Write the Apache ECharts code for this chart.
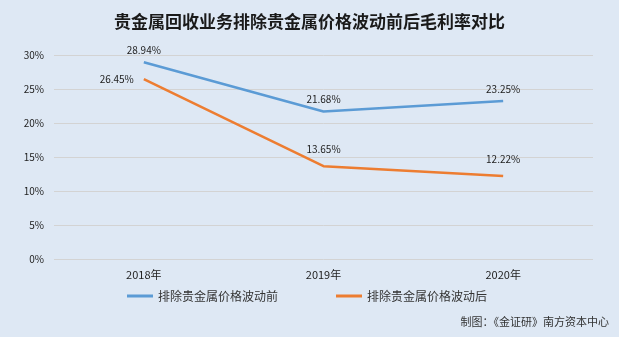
<!DOCTYPE html>
<html><head><meta charset="utf-8">
<script src="https://cdn.jsdelivr.net/npm/echarts@6/dist/echarts.min.js"></script>
<style>html,body{margin:0;padding:0;background:#dee8f4;}#c{width:619px;height:337px;}</style>
</head><body><div id="c"></div>
<script>
const categories = ['2018年', '2019年', '2020年'];
const seriesNames = ['排除贵金属价格波动前', '排除贵金属价格波动后'];
const before = [28.94, 21.68, 23.25];
const after = [26.45, 13.65, 12.22];
const yTicks = [0, 5, 10, 15, 20, 25, 30];

const font = '"Noto Sans CJK SC", "Microsoft YaHei", sans-serif';
const fmt = p => Number(p.value).toFixed(2) + '%';
const afterData = after.map((v, i) => i === 0
  ? { value: v, label: { position: 'left', distance: 10 } }
  : { value: v });

const chart = echarts.init(document.getElementById('c'));
chart.setOption({
  backgroundColor: '#dee8f4',
  textStyle: { fontFamily: font },
  title: {
    text: '贵金属回收业务排除贵金属价格波动前后毛利率对比',
    left: 'center', top: 8,
    textStyle: { fontSize: 17, fontWeight: 'bold', color: '#1a1a1a', fontFamily: font }
  },
  graphic: [{
    type: 'text', right: 10, top: 316,
    style: { text: '制图：《金证研》南方资本中心', fontSize: 11, fill: '#333', fontFamily: font }
  }],
  legend: {
    bottom: 30, left: 122, itemGap: 58,
    itemWidth: 26, itemHeight: 3, icon: 'rect',
    textStyle: { fontSize: 12, color: '#333', fontFamily: font },
    data: seriesNames
  },
  grid: { left: 54, right: 26, top: 55, bottom: 78 },
  xAxis: {
    type: 'category', data: categories, boundaryGap: true,
    axisLine: { show: false }, axisTick: { show: false },
    axisLabel: { fontSize: 11, color: '#222', margin: 10 }
  },
  yAxis: {
    type: 'value', min: yTicks[0], max: yTicks[yTicks.length - 1], interval: 5,
    axisLine: { show: false }, axisTick: { show: false },
    axisLabel: { formatter: '{value}%', fontSize: 10, color: '#222', margin: 10 },
    splitLine: { lineStyle: { color: '#d3d3d3', width: 1 } }
  },
  series: [
    {
      name: seriesNames[0], type: 'line', data: before, symbol: 'circle', symbolSize: 0,
      lineStyle: { width: 2.5, color: '#5b9bd5' }, itemStyle: { color: '#5b9bd5' },
      label: { show: true, position: 'top', distance: 7, formatter: fmt, fontSize: 10, color: '#222' }
    },
    {
      name: seriesNames[1], type: 'line', data: afterData, symbol: 'circle', symbolSize: 0,
      lineStyle: { width: 2.5, color: '#ed7d31' }, itemStyle: { color: '#ed7d31' },
      label: { show: true, position: 'top', distance: 12, formatter: fmt, fontSize: 10, color: '#222' }
    }
  ]
});
</script></body></html>
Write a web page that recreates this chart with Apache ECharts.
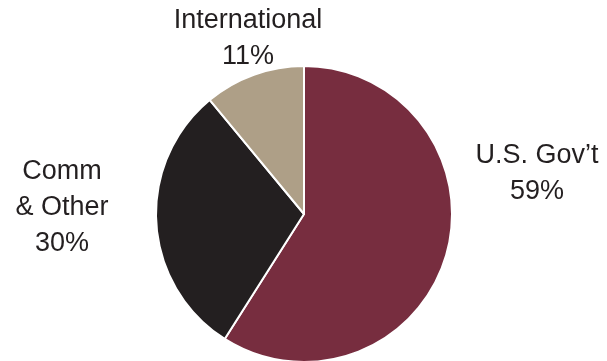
<!DOCTYPE html>
<html>
<head>
<meta charset="utf-8">
<script src="https://cdn.jsdelivr.net/npm/echarts@6/dist/echarts.min.js"></script>
<style>
  html, body { margin: 0; padding: 0; background: #fff; }
  #chart { width: 607px; height: 361px; }
</style>
</head>
<body>
<div id="chart"></div>
<script>
// Revenue mix
var segments = ['U.S. Gov\u2019t', 'Comm\n& Other', 'International'];
var shares = [59, 30, 11];
var colors = ['#772d3f', '#231f20', '#ae9f87'];

// label block centres (px)
var labelPos = [[537, 174], [62, 208], [248, 39]];

document.addEventListener("DOMContentLoaded", () => {
  var chart = echarts.init(document.querySelector("#chart"));
  chart.setOption({
    animation: false,
    series: [{
      type: 'pie',
      center: [304, 214],
      radius: 148,
      startAngle: 90,
      clockwise: true,
      avoidLabelOverlap: false,
      itemStyle: {
        borderColor: '#ffffff',
        borderWidth: 2
      },
      label: {
        show: true,
        position: 'outside',
        formatter: '{b}\n{c}%',
        fontFamily: '"Liberation Sans", Arial, sans-serif',
        fontSize: 27,
        lineHeight: 36,
        color: '#231f20',
        align: 'center',
        overflow: 'none',
        width: 200
      },
      labelLine: { show: false },
      labelLayout: function (params) {
        var p = labelPos[params.dataIndex];
        return {
          x: p[0],
          y: p[1],
          align: 'center',
          verticalAlign: 'middle'
        };
      },
      data: segments.map(function (name, i) {
        return { name: name, value: shares[i], itemStyle: { color: colors[i] } };
      })
    }]
  });
});
</script>
</body>
</html>
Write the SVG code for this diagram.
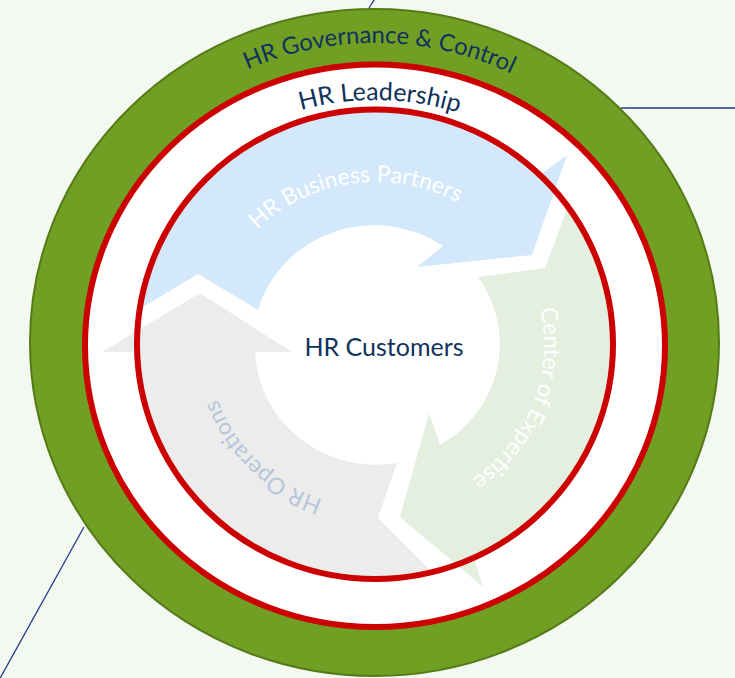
<svg xmlns="http://www.w3.org/2000/svg" width="735" height="678" viewBox="0 0 735 678">
  <defs>
    <style>
      .navy { fill: #10325c; font-family: Lato, "Liberation Sans", sans-serif; font-size: 25px; }
      .gov { font-size: 23.8px; }
      .band { fill: #ffffff; font-family: Lato, "Liberation Sans", sans-serif; font-size: 23px; }
      .ops { fill: #b7c6d9; font-family: Lato, "Liberation Sans", sans-serif; font-size: 23px; }
      .lead { fill: none; stroke: #24398a; stroke-width: 1.3; }
      .redring { stroke: #cc0000; stroke-width: 6; }
    </style>
    <!-- baselines for the curved labels -->
    <path id="govArc" d="M 66,342 A 309 299 0 0 1 684,342"/>
    <path id="leadArc" d="M 112,346 A 263 246 0 0 1 638,346"/>
    <path id="bpArc" d="M 220.2,283.9 A 168 163 0 0 1 508.4,244.6"/>
    <path id="coeArc" d="M 506.6,242.4 A 168 163 0 0 1 402.3,506"/>
    <path id="opsArc" d="M 419.5,502.4 A 168 163 0 0 1 213.7,302.8"/>
  </defs>

  <rect width="735" height="678" fill="#f3f8f0"/>

  <!-- leader lines running out of the diagram -->
  <g id="connectors">
    <line class="lead" x1="376" y1="-3" x2="369" y2="8"/>
    <line class="lead" x1="621" y1="108" x2="735" y2="108"/>
    <line class="lead" x1="84" y1="527" x2="-2" y2="682"/>
  </g>

  <!-- outer governance ring -->
  <g id="governance">
    <ellipse cx="374.5" cy="342.5" rx="344.5" ry="333.5" fill="#709f23" stroke="#557b17" stroke-width="2"/>
    <text class="navy gov"><textPath href="#govArc" startOffset="50.5%" text-anchor="middle">HR Governance &amp; Control</textPath></text>
  </g>

  <!-- leadership band -->
  <g id="leadership">
    <ellipse class="redring" cx="375" cy="345.75" rx="290" ry="281.25" fill="#ffffff"/>
    <text class="navy"><textPath href="#leadArc" startOffset="50.6%" text-anchor="middle">HR Leadership</textPath></text>
  </g>

  <!-- cycle of three arrows -->
  <g id="business-partners">
    <path fill="#d4e8fb" d="M 139.2,309.3 A 239 236 0 0 1 541.5,174 L 567,155 L 532,255 L 417,267 L 443,246 A 121 117 0 0 0 258,310 L 198,274 Z"/>
    <text class="band"><textPath href="#bpArc" startOffset="50%" text-anchor="middle">HR Business Partners</textPath></text>
  </g>

  <g id="center-of-expertise">
    <path fill="#e4efdf" d="M 568.7,205.2 A 239 236 0 0 1 474.4,559.2 L 483,587 L 400,517 L 429,413 L 440,445 A 121 117 0 0 0 478,277 L 545,268 Z"/>
    <text class="band"><textPath href="#coeArc" startOffset="50%" text-anchor="middle">Center of Expertise</textPath></text>
  </g>

  <g id="hr-operations">
    <path fill="#ececec" d="M 433.3,573.3 A 239 236 0 0 1 136.6,352 L 102,352 L 200,293 L 292,352 L 255.2,352 A 121 117 0 0 0 397,463 L 378,518 Z"/>
    <text class="ops"><textPath href="#opsArc" startOffset="50%" text-anchor="middle">HR Operations</textPath></text>
  </g>

  <!-- inner ring edge drawn over the arrows -->
  <ellipse class="redring" cx="375" cy="344.25" rx="238" ry="234.75" fill="none"/>

  <g id="customers">
    <text class="navy" x="384" y="356" text-anchor="middle">HR Customers</text>
  </g>
</svg>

§ GOAL OF THE EXERCISE
Repeat exactly, and only, the entries from the line with "Write a web" through the line with "var labelPos = [[537, 174], [62, 208], [248, 39]];". Pictures are skipped.

§ RESULT FOR THIS EXERCISE
Write a web page that recreates this chart with Apache ECharts.
<!DOCTYPE html>
<html>
<head>
<meta charset="utf-8">
<script src="https://cdn.jsdelivr.net/npm/echarts@6/dist/echarts.min.js"></script>
<style>
  html, body { margin: 0; padding: 0; background: #fff; }
  #chart { width: 607px; height: 361px; }
</style>
</head>
<body>
<div id="chart"></div>
<script>
// Revenue mix
var segments = ['U.S. Gov\u2019t', 'Comm\n& Other', 'International'];
var shares = [59, 30, 11];
var colors = ['#772d3f', '#231f20', '#ae9f87'];

// label block centres (px)
var labelPos = [[537, 174], [62, 208], [248, 39]];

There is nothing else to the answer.